Begin
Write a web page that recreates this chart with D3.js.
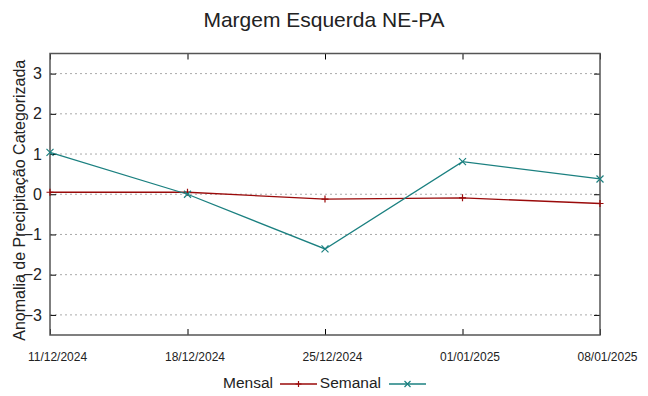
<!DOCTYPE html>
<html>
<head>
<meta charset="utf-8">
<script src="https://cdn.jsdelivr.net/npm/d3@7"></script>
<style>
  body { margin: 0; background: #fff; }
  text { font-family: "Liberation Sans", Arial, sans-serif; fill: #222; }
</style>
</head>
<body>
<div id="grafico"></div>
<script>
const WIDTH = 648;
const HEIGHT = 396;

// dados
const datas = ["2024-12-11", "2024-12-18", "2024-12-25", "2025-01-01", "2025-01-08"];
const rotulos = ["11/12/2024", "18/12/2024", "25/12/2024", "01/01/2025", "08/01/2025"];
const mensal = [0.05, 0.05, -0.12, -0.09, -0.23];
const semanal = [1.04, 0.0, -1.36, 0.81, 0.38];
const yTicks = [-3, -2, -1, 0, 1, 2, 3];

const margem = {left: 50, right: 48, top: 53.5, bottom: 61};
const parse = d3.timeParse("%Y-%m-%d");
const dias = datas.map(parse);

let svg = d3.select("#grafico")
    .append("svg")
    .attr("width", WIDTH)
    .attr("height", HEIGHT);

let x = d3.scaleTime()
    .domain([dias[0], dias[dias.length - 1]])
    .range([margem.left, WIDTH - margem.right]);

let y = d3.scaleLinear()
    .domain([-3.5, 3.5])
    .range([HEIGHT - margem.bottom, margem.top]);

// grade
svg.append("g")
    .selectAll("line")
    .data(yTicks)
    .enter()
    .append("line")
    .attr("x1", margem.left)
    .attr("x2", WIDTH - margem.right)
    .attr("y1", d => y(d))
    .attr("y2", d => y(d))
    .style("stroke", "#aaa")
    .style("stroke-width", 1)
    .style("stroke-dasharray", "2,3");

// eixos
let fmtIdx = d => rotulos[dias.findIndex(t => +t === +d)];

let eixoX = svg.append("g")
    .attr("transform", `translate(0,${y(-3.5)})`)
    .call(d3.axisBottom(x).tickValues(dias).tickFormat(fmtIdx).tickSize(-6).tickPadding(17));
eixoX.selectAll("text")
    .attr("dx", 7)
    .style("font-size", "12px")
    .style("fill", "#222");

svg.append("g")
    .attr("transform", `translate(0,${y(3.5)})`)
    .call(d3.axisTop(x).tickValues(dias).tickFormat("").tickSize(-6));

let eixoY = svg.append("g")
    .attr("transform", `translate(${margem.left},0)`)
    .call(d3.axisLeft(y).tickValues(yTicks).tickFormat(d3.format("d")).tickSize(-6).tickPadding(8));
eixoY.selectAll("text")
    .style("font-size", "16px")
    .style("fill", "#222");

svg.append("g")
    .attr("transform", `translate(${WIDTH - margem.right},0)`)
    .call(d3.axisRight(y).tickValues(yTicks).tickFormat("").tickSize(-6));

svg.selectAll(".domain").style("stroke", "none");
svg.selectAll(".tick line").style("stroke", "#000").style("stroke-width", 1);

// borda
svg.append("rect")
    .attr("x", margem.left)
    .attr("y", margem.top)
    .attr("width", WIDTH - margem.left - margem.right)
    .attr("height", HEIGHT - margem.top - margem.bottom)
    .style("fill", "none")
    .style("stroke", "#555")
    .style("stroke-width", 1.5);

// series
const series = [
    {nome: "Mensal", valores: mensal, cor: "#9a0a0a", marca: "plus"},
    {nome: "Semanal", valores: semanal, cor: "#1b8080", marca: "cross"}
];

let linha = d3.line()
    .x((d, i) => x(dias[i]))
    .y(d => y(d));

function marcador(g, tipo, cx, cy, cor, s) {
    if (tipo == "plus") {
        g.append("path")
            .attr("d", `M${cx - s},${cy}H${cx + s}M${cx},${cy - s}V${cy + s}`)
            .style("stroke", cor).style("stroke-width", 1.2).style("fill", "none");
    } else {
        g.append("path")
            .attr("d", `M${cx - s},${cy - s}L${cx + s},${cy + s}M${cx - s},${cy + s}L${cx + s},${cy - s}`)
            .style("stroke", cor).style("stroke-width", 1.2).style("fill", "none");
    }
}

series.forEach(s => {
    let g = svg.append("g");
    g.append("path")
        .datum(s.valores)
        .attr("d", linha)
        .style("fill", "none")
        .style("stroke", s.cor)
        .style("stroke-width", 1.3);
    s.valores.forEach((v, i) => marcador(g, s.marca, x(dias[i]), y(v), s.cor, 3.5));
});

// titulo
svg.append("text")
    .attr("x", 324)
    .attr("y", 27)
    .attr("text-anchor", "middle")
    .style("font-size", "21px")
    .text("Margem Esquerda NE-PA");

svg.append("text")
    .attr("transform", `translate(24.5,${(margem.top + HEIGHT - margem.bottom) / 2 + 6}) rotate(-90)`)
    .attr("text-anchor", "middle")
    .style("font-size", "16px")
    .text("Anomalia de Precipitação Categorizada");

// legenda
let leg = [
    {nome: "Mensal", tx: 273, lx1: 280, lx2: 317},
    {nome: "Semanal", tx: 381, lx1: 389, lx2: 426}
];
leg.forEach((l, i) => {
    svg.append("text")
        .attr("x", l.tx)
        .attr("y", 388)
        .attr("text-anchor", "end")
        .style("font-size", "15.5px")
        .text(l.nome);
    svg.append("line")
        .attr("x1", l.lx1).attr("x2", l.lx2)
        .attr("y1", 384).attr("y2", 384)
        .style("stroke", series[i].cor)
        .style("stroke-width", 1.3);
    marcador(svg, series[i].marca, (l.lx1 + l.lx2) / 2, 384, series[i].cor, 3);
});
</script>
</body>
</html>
End
■ Task requirements
Write out an exact copy of the listing, first line through the line containing "WIDTH - margem.right]);", with the pictures left out.

■ Solution to this task
Write a web page that recreates this chart with D3.js.
<!DOCTYPE html>
<html>
<head>
<meta charset="utf-8">
<script src="https://cdn.jsdelivr.net/npm/d3@7"></script>
<style>
  body { margin: 0; background: #fff; }
  text { font-family: "Liberation Sans", Arial, sans-serif; fill: #222; }
</style>
</head>
<body>
<div id="grafico"></div>
<script>
const WIDTH = 648;
const HEIGHT = 396;

// dados
const datas = ["2024-12-11", "2024-12-18", "2024-12-25", "2025-01-01", "2025-01-08"];
const rotulos = ["11/12/2024", "18/12/2024", "25/12/2024", "01/01/2025", "08/01/2025"];
const mensal = [0.05, 0.05, -0.12, -0.09, -0.23];
const semanal = [1.04, 0.0, -1.36, 0.81, 0.38];
const yTicks = [-3, -2, -1, 0, 1, 2, 3];

const margem = {left: 50, right: 48, top: 53.5, bottom: 61};
const parse = d3.timeParse("%Y-%m-%d");
const dias = datas.map(parse);

let svg = d3.select("#grafico")
    .append("svg")
    .attr("width", WIDTH)
    .attr("height", HEIGHT);

let x = d3.scaleTime()
    .domain([dias[0], dias[dias.length - 1]])
    .range([margem.left, WIDTH - margem.right]);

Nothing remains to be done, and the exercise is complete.